EXERCISE REQUIREMENTS >> Reproduce the listing word for word, leaving every picture behind.

GIVEN INFORMATION >>
##############################
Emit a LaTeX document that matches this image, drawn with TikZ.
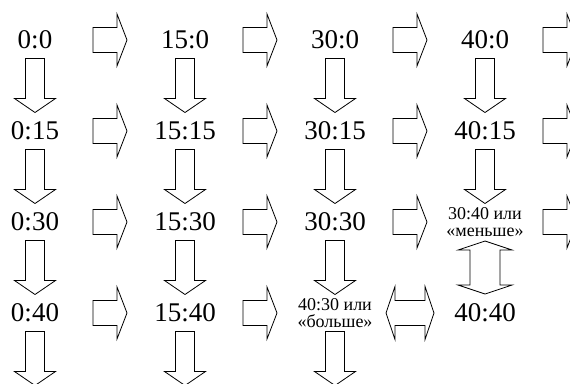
\documentclass[tikz,border=0pt]{standalone}
\usepackage{fontspec}
\newfontfamily\scorefont{Liberation Serif}
\usepackage{tikz}
\usetikzlibrary{
	positioning,
	calc
}

\begin{document}
\begin{tikzpicture}[
				x=1pt, y=-1pt, on grid,
				score/.style={
					inner sep=0pt, font=\scorefont\fontsize{27}{28}\selectfont
				},
				verdict/.style={
					inner sep=0pt, align=center,
					font=\scorefont\fontsize{18}{16.6}\selectfont
				},
				blk/.style={draw=black, line width=0.8pt, fill=white},
				rarrow/.pic={
					\draw[blk] (-17,-12.5) -- (7,-12.5) -- (7,-26) -- (17,0)
						-- (7,26) -- (7,12.5) -- (-17,12.5) -- cycle;
				},
				darrow/.pic={
					\draw[blk] (-9.5,-27) -- (9.5,-27) -- (9.5,13) -- (20.5,13)
						-- (0,27) -- (-20.5,13) -- (-9.5,13) -- cycle;
				},
				vdouble/.pic={
					\draw[blk] (0,-26.5) -- (27,-17.5) -- (15,-17.5) -- (15,17.5)
						-- (27,17.5) -- (0,26.5) -- (-27,17.5) -- (-15,17.5)
						-- (-15,-17.5) -- (-27,-17.5) -- cycle;
				},
				hdouble/.pic={
					\draw[blk] (-24,0) -- (-15,-26.5) -- (-15,-12.5) -- (15,-12.5)
						-- (15,-26.5) -- (24,0) -- (15,26.5) -- (15,12.5)
						-- (-15,12.5) -- (-15,26.5) -- cycle;
				}
				]
				
				\useasboundingbox (0,0) rectangle (570,383);
				\clip (0,0) rectangle (570,383);
				
				% first row
				\node[score] (s0x0) at (35,40) {0:0};
				\node[score, right=150pt of s0x0] (s15x0) {15:0};
				\node[score, right=150pt of s15x0] (s30x0) {30:0};
				\node[score, right=150pt of s30x0] (s40x0) {40:0};
				\coordinate[right=150pt of s40x0] (edge0);
				
				% second row
				\node[score, below=91pt of s0x0] (s0x15) {0:15};
				\node[score, below=91pt of s15x0] (s15x15) {15:15};
				\node[score, below=91pt of s30x0] (s30x15) {30:15};
				\node[score, below=91pt of s40x0] (s40x15) {40:15};
				\coordinate[right=150pt of s40x15] (edge15);
				
				% third row
				\node[score, below=91pt of s0x15] (s0x30) {0:30};
				\node[score, below=91pt of s15x15] (s15x30) {15:30};
				\node[score, below=91pt of s30x15] (s30x30) {30:30};
				\node[verdict, below=91pt of s40x15] (less) {30:40 или\\«меньше»};
				\coordinate[right=150pt of less] (edge30);
				
				% fourth row
				\node[score, below=91pt of s0x30] (s0x40) {0:40};
				\node[score, below=91pt of s15x30] (s15x40) {15:40};
				\node[verdict, below=91pt of s30x30] (more) {40:30 или\\«больше»};
				\node[score, below=91pt of less] (s40x40) {40:40};
				
				% lower edge
				\coordinate[below=91pt of s0x40] (bottom0);
				\coordinate[below=91pt of s15x40] (bottom15);
				\coordinate[below=91pt of more] (bottom30);
				
				% arrows to the right
				\pic at ($(s0x0)!.5!(s15x0)$) {rarrow};
				\pic at ($(s15x0)!.5!(s30x0)$) {rarrow};
				\pic at ($(s30x0)!.5!(s40x0)$) {rarrow};
				\pic at ($(s40x0)!.5!(edge0)$) {rarrow};
				\pic at ($(s0x15)!.5!(s15x15)$) {rarrow};
				\pic at ($(s15x15)!.5!(s30x15)$) {rarrow};
				\pic at ($(s30x15)!.5!(s40x15)$) {rarrow};
				\pic at ($(s40x15)!.5!(edge15)$) {rarrow};
				\pic at ($(s0x30)!.5!(s15x30)$) {rarrow};
				\pic at ($(s15x30)!.5!(s30x30)$) {rarrow};
				\pic at ($(s30x30)!.5!(less)$) {rarrow};
				\pic at ($(less)!.5!(edge30)$) {rarrow};
				\pic at ($(s0x40)!.5!(s15x40)$) {rarrow};
				\pic at ($(s15x40)!.5!(more)$) {rarrow};
				
				% arrows downwards
				\pic at ($(s0x0)!.5!(s0x15)$) {darrow};
				\pic at ($(s0x15)!.5!(s0x30)$) {darrow};
				\pic at ($(s0x30)!.5!(s0x40)$) {darrow};
				\pic at ($(s0x40)!.5!(bottom0)$) {darrow};
				\pic at ($(s15x0)!.5!(s15x15)$) {darrow};
				\pic at ($(s15x15)!.5!(s15x30)$) {darrow};
				\pic at ($(s15x30)!.5!(s15x40)$) {darrow};
				\pic at ($(s15x40)!.5!(bottom15)$) {darrow};
				\pic at ($(s30x0)!.5!(s30x15)$) {darrow};
				\pic at ($(s30x15)!.5!(s30x30)$) {darrow};
				\pic at ($(s30x30)!.5!(more)$) {darrow};
				\pic at ($(more)!.5!(bottom30)$) {darrow};
				\pic at ($(s40x0)!.5!(s40x15)$) {darrow};
				\pic at ($(s40x15)!.5!(less)$) {darrow};
				
				% both ways
				\pic at ($(less)!.5!(s40x40)$) {vdouble};
				\pic at ($(more)!.5!(s40x40)$) {hdouble};
			\end{tikzpicture}
\end{document}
##############################
THE REPLY >>
Emit a LaTeX document that matches this image, drawn with TikZ.
\documentclass[tikz,border=0pt]{standalone}
\usepackage{fontspec}
\newfontfamily\scorefont{Liberation Serif}
\usepackage{tikz}
\usetikzlibrary{
	positioning,
	calc
}

\begin{document}
\begin{tikzpicture}[
				x=1pt, y=-1pt, on grid,
				score/.style={
					inner sep=0pt, font=\scorefont\fontsize{27}{28}\selectfont
				},
				verdict/.style={
					inner sep=0pt, align=center,
					font=\scorefont\fontsize{18}{16.6}\selectfont
				},
				blk/.style={draw=black, line width=0.8pt, fill=white},
				rarrow/.pic={
					\draw[blk] (-17,-12.5) -- (7,-12.5) -- (7,-26) -- (17,0)
						-- (7,26) -- (7,12.5) -- (-17,12.5) -- cycle;
				},
				darrow/.pic={
					\draw[blk] (-9.5,-27) -- (9.5,-27) -- (9.5,13) -- (20.5,13)
						-- (0,27) -- (-20.5,13) -- (-9.5,13) -- cycle;
				},
				vdouble/.pic={
					\draw[blk] (0,-26.5) -- (27,-17.5) -- (15,-17.5) -- (15,17.5)
						-- (27,17.5) -- (0,26.5) -- (-27,17.5) -- (-15,17.5)
						-- (-15,-17.5) -- (-27,-17.5) -- cycle;
				},
				hdouble/.pic={
					\draw[blk] (-24,0) -- (-15,-26.5) -- (-15,-12.5) -- (15,-12.5)
						-- (15,-26.5) -- (24,0) -- (15,26.5) -- (15,12.5)
						-- (-15,12.5) -- (-15,26.5) -- cycle;
				}
				]
				
				\useasboundingbox (0,0) rectangle (570,383);
				\clip (0,0) rectangle (570,383);
				
				% first row
				\node[score] (s0x0) at (35,40) {0:0};
				\node[score, right=150pt of s0x0] (s15x0) {15:0};
				\node[score, right=150pt of s15x0] (s30x0) {30:0};
				\node[score, right=150pt of s30x0] (s40x0) {40:0};
				\coordinate[right=150pt of s40x0] (edge0);
				
				% second row
				\node[score, below=91pt of s0x0] (s0x15) {0:15};
				\node[score, below=91pt of s15x0] (s15x15) {15:15};
				\node[score, below=91pt of s30x0] (s30x15) {30:15};
				\node[score, below=91pt of s40x0] (s40x15) {40:15};
				\coordinate[right=150pt of s40x15] (edge15);
				
				% third row
				\node[score, below=91pt of s0x15] (s0x30) {0:30};
				\node[score, below=91pt of s15x15] (s15x30) {15:30};
				\node[score, below=91pt of s30x15] (s30x30) {30:30};
				\node[verdict, below=91pt of s40x15] (less) {30:40 или\\«меньше»};
				\coordinate[right=150pt of less] (edge30);
				
				% fourth row
				\node[score, below=91pt of s0x30] (s0x40) {0:40};
				\node[score, below=91pt of s15x30] (s15x40) {15:40};
				\node[verdict, below=91pt of s30x30] (more) {40:30 или\\«больше»};
				\node[score, below=91pt of less] (s40x40) {40:40};
				
				% lower edge
				\coordinate[below=91pt of s0x40] (bottom0);
				\coordinate[below=91pt of s15x40] (bottom15);
				\coordinate[below=91pt of more] (bottom30);
				
				% arrows to the right
				\pic at ($(s0x0)!.5!(s15x0)$) {rarrow};
				\pic at ($(s15x0)!.5!(s30x0)$) {rarrow};
				\pic at ($(s30x0)!.5!(s40x0)$) {rarrow};
				\pic at ($(s40x0)!.5!(edge0)$) {rarrow};
				\pic at ($(s0x15)!.5!(s15x15)$) {rarrow};
				\pic at ($(s15x15)!.5!(s30x15)$) {rarrow};
				\pic at ($(s30x15)!.5!(s40x15)$) {rarrow};
				\pic at ($(s40x15)!.5!(edge15)$) {rarrow};
				\pic at ($(s0x30)!.5!(s15x30)$) {rarrow};
				\pic at ($(s15x30)!.5!(s30x30)$) {rarrow};
				\pic at ($(s30x30)!.5!(less)$) {rarrow};
				\pic at ($(less)!.5!(edge30)$) {rarrow};
				\pic at ($(s0x40)!.5!(s15x40)$) {rarrow};
				\pic at ($(s15x40)!.5!(more)$) {rarrow};
				
				% arrows downwards
				\pic at ($(s0x0)!.5!(s0x15)$) {darrow};
				\pic at ($(s0x15)!.5!(s0x30)$) {darrow};
				\pic at ($(s0x30)!.5!(s0x40)$) {darrow};
				\pic at ($(s0x40)!.5!(bottom0)$) {darrow};
				\pic at ($(s15x0)!.5!(s15x15)$) {darrow};
				\pic at ($(s15x15)!.5!(s15x30)$) {darrow};
				\pic at ($(s15x30)!.5!(s15x40)$) {darrow};
				\pic at ($(s15x40)!.5!(bottom15)$) {darrow};
				\pic at ($(s30x0)!.5!(s30x15)$) {darrow};
				\pic at ($(s30x15)!.5!(s30x30)$) {darrow};
				\pic at ($(s30x30)!.5!(more)$) {darrow};
				\pic at ($(more)!.5!(bottom30)$) {darrow};
				\pic at ($(s40x0)!.5!(s40x15)$) {darrow};
				\pic at ($(s40x15)!.5!(less)$) {darrow};
				
				% both ways
				\pic at ($(less)!.5!(s40x40)$) {vdouble};
				\pic at ($(more)!.5!(s40x40)$) {hdouble};
			\end{tikzpicture}
\end{document}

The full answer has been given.